- **TASK GOAL**: For the material that follows, list every line containing the word "draws".

______

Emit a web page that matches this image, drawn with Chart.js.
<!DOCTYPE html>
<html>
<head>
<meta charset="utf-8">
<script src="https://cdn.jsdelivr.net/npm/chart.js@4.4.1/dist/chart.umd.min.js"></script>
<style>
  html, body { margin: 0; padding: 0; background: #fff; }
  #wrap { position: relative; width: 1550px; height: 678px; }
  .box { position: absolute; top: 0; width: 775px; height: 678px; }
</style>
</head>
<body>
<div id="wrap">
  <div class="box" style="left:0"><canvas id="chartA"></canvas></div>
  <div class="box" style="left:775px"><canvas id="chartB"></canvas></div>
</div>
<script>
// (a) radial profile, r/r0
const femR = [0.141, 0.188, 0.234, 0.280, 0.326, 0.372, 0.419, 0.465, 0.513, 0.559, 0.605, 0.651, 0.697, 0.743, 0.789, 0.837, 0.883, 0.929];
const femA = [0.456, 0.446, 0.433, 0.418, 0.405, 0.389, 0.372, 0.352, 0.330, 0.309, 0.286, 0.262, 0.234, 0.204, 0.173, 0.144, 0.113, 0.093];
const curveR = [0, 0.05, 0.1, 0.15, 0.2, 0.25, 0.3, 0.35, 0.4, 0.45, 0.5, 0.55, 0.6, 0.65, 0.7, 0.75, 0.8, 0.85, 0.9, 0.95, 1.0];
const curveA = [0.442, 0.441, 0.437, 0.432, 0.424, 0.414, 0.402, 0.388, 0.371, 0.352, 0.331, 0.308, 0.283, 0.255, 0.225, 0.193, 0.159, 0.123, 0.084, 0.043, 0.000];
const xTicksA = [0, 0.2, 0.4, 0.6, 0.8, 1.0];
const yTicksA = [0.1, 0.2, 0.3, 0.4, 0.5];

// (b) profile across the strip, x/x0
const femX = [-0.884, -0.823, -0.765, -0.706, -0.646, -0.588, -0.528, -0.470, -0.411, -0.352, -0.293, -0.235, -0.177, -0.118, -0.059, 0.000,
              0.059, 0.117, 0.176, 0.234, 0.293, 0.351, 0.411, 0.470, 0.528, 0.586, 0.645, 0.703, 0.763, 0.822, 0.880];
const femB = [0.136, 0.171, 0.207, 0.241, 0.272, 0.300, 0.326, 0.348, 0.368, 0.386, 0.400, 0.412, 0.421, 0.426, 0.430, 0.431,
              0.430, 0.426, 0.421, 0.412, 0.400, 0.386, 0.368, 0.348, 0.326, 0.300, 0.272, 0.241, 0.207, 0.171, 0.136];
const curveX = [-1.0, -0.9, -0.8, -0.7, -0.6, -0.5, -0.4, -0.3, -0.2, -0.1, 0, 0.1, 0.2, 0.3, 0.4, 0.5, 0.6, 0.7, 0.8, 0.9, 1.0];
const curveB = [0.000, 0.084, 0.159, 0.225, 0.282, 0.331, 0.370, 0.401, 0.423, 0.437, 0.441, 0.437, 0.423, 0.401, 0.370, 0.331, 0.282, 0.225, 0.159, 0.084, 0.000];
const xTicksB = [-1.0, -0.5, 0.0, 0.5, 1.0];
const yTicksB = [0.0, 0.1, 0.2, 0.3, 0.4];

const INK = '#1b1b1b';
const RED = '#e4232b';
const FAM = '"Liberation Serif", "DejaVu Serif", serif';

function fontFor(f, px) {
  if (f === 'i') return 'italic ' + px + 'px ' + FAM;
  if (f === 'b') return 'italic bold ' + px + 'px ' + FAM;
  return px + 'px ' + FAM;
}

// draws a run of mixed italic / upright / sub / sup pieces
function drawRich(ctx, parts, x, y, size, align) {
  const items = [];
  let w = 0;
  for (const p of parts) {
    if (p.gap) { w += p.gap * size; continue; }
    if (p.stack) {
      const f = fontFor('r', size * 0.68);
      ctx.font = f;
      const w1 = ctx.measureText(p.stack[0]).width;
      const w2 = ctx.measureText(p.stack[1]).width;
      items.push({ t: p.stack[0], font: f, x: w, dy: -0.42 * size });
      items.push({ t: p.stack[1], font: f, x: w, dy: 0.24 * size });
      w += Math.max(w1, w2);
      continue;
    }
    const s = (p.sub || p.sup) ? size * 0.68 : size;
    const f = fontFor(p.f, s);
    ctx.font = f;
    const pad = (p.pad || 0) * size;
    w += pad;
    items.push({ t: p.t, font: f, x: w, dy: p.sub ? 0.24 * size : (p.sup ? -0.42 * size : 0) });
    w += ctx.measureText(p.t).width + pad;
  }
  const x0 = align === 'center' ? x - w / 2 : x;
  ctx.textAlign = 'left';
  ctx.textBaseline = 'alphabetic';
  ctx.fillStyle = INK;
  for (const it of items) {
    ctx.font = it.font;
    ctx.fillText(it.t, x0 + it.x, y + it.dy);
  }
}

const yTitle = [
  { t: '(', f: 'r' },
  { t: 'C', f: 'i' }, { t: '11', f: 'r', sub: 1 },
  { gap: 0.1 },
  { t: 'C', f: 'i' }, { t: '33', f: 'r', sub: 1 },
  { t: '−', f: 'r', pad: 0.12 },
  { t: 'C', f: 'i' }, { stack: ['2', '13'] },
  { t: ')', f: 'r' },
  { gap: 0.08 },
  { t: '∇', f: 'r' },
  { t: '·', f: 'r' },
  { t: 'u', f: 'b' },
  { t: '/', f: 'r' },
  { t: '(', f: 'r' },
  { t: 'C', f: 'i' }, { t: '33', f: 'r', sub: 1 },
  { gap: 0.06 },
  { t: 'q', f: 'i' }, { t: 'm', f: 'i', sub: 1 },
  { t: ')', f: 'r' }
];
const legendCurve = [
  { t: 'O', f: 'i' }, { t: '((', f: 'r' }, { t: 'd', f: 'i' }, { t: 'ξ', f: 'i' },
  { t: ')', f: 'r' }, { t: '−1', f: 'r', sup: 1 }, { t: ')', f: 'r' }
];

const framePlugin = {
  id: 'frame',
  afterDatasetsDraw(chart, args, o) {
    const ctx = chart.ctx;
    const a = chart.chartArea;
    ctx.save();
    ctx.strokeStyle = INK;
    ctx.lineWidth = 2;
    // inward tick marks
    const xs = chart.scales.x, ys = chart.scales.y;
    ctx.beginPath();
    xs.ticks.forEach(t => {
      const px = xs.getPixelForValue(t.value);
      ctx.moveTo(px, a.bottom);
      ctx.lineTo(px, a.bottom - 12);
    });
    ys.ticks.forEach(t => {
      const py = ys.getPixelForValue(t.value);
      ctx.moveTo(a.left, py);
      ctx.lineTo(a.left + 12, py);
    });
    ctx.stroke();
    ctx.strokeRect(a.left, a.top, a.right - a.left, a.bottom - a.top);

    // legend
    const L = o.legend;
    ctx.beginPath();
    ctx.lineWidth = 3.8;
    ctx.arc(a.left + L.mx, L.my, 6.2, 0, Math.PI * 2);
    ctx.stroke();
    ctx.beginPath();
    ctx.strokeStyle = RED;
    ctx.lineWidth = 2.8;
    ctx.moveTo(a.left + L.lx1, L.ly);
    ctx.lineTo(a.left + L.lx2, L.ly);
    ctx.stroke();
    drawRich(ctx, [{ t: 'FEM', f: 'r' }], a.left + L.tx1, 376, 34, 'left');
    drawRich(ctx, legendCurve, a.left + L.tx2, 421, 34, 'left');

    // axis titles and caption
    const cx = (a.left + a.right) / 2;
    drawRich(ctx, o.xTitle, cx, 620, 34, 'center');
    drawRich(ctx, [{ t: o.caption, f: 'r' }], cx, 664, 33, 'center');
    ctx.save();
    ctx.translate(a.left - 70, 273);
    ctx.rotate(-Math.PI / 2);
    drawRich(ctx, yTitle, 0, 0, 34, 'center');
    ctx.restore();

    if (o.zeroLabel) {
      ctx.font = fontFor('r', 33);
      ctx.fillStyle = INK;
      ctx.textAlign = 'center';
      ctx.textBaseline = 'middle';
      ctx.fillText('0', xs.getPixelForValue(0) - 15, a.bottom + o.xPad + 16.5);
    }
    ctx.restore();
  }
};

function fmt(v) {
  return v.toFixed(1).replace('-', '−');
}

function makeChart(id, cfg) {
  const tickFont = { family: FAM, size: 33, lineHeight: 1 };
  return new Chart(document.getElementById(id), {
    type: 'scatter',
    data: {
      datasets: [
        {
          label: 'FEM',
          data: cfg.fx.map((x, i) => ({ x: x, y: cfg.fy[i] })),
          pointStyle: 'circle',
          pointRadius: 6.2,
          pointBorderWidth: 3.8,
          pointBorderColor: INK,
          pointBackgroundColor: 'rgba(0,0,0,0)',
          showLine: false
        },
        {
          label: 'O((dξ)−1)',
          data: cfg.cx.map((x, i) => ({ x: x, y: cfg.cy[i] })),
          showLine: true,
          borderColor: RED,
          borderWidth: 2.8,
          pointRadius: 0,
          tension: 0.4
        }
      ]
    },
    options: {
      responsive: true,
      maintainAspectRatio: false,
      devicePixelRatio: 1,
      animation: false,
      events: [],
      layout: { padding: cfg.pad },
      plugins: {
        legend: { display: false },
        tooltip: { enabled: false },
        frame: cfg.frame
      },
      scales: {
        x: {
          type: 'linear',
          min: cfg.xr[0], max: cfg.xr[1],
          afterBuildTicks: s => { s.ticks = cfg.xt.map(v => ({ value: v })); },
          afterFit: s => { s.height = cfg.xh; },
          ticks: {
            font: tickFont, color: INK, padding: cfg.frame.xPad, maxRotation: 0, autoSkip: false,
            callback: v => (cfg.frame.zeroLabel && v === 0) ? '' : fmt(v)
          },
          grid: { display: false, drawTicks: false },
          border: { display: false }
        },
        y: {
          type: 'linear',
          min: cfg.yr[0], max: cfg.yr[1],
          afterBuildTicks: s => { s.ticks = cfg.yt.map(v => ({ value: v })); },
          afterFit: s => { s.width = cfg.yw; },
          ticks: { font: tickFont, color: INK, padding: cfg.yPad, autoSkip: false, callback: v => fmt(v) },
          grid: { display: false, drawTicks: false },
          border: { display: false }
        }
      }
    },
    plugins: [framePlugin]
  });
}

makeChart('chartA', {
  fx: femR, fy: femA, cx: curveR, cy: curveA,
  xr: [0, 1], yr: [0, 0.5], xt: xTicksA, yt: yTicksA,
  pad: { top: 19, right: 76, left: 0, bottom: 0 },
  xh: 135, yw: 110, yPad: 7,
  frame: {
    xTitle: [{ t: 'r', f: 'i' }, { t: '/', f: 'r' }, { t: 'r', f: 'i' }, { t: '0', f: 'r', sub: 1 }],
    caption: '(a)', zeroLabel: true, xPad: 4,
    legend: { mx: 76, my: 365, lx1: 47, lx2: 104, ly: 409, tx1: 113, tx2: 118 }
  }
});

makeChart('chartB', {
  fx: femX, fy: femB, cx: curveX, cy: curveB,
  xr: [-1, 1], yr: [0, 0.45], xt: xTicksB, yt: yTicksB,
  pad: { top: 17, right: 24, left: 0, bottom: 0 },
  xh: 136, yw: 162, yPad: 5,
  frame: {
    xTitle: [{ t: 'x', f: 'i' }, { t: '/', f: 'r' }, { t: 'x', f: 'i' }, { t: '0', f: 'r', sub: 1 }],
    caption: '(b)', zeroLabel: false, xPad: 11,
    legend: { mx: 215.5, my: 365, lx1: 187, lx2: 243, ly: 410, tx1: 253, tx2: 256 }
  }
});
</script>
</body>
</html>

______

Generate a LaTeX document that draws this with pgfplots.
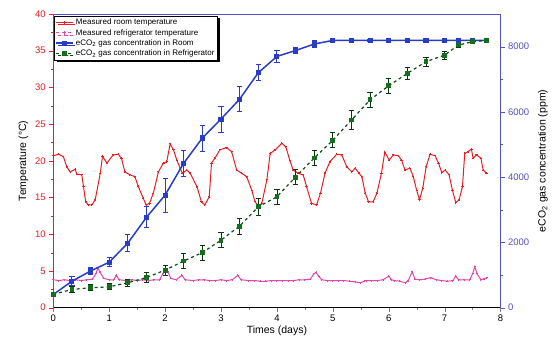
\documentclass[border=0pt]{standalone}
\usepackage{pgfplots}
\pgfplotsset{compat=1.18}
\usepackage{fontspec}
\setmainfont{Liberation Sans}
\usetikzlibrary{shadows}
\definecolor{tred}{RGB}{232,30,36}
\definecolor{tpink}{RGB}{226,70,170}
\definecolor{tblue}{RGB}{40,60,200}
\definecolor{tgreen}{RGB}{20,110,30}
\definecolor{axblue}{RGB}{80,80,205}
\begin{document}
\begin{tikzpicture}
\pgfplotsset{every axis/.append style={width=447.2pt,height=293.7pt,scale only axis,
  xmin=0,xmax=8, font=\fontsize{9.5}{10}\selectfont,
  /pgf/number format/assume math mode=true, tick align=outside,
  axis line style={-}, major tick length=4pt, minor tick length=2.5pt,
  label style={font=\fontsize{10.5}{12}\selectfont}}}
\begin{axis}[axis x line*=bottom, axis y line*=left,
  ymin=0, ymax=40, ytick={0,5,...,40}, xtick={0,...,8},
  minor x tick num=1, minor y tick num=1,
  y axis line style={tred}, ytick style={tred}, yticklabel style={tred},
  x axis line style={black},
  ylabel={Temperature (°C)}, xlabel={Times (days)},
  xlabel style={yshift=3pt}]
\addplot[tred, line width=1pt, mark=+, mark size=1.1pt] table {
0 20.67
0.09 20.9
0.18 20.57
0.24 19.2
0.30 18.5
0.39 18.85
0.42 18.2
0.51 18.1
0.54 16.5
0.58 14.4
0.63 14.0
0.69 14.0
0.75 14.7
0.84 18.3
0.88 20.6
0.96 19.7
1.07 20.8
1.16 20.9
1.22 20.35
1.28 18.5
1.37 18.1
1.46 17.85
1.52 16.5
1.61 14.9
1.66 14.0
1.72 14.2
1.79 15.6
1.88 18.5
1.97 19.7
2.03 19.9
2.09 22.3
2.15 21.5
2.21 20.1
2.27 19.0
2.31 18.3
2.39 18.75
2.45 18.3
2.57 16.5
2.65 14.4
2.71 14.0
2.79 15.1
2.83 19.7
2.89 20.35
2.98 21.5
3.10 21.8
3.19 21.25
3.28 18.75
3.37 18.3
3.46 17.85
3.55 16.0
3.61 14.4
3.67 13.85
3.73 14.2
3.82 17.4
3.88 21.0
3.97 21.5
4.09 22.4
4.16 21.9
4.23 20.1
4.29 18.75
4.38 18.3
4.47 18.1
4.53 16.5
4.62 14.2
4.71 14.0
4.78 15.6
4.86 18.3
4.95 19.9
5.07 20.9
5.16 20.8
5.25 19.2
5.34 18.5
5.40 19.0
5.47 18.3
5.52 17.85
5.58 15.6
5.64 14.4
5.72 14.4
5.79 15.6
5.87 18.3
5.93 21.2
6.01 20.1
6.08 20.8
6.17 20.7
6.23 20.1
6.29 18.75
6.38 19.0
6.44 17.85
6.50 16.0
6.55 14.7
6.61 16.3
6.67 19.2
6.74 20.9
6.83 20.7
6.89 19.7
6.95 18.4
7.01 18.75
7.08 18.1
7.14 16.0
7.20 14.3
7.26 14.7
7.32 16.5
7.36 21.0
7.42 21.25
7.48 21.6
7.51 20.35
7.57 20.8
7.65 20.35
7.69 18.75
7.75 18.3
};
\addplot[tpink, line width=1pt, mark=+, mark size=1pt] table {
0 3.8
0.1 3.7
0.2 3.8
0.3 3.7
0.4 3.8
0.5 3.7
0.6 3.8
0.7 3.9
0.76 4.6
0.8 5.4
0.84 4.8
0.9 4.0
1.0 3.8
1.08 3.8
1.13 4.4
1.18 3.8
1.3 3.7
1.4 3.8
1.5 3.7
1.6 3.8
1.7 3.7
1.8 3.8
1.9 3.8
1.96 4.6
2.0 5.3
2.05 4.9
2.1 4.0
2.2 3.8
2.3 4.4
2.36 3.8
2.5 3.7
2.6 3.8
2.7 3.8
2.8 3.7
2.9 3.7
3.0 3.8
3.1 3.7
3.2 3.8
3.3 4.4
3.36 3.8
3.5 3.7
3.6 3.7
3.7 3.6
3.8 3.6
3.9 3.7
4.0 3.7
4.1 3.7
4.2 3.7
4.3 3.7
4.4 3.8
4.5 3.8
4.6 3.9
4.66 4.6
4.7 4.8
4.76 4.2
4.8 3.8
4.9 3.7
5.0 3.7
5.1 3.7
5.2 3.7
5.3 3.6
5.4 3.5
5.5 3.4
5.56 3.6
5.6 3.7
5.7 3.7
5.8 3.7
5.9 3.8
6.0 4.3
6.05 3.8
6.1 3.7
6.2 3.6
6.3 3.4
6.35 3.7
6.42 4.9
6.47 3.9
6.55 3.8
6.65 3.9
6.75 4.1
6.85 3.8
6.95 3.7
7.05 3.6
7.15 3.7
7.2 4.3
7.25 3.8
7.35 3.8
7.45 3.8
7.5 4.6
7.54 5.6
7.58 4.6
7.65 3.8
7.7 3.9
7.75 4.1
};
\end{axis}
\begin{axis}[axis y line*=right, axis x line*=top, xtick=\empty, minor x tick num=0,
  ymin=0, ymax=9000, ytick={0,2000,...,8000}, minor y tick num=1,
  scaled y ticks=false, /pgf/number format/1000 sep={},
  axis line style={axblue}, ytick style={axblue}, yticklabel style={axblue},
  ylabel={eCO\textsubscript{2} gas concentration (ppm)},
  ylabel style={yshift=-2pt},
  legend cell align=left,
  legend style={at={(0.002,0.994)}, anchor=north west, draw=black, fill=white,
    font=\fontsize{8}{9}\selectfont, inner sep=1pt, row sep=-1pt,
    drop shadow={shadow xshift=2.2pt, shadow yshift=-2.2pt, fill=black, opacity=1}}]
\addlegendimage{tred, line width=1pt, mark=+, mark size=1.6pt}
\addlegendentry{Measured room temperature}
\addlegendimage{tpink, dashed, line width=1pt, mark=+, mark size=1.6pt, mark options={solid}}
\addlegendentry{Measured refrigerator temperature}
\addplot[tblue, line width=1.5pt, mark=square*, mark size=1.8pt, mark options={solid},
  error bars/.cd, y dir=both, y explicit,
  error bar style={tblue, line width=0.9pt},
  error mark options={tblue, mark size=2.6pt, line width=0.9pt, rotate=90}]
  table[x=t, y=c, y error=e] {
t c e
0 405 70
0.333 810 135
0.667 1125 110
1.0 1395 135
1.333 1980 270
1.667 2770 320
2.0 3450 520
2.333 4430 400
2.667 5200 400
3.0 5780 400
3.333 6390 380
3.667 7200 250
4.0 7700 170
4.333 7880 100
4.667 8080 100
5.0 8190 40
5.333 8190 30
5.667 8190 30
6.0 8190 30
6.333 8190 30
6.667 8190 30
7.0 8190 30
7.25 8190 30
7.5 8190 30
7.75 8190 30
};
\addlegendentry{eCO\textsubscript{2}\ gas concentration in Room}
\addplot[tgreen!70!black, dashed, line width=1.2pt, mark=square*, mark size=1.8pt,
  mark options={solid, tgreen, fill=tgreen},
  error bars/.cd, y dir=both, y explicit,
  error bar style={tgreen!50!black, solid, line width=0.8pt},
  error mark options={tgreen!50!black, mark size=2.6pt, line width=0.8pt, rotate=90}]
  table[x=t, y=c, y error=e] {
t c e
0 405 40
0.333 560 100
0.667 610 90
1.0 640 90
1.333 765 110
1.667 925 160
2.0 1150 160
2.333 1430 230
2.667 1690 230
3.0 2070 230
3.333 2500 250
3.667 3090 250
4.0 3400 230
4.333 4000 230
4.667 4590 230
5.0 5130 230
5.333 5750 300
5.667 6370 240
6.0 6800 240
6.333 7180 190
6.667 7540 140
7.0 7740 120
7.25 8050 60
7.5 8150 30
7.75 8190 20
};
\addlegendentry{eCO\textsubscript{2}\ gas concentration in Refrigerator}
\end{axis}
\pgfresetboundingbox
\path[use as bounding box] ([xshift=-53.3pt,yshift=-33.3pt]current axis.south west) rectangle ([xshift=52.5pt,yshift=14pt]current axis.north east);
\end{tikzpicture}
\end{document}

______

- **ANSWER TO THIS TASK**:
// draws a run of mixed italic / upright / sub / sup pieces
Generate a LaTeX document that draws this with pgfplots.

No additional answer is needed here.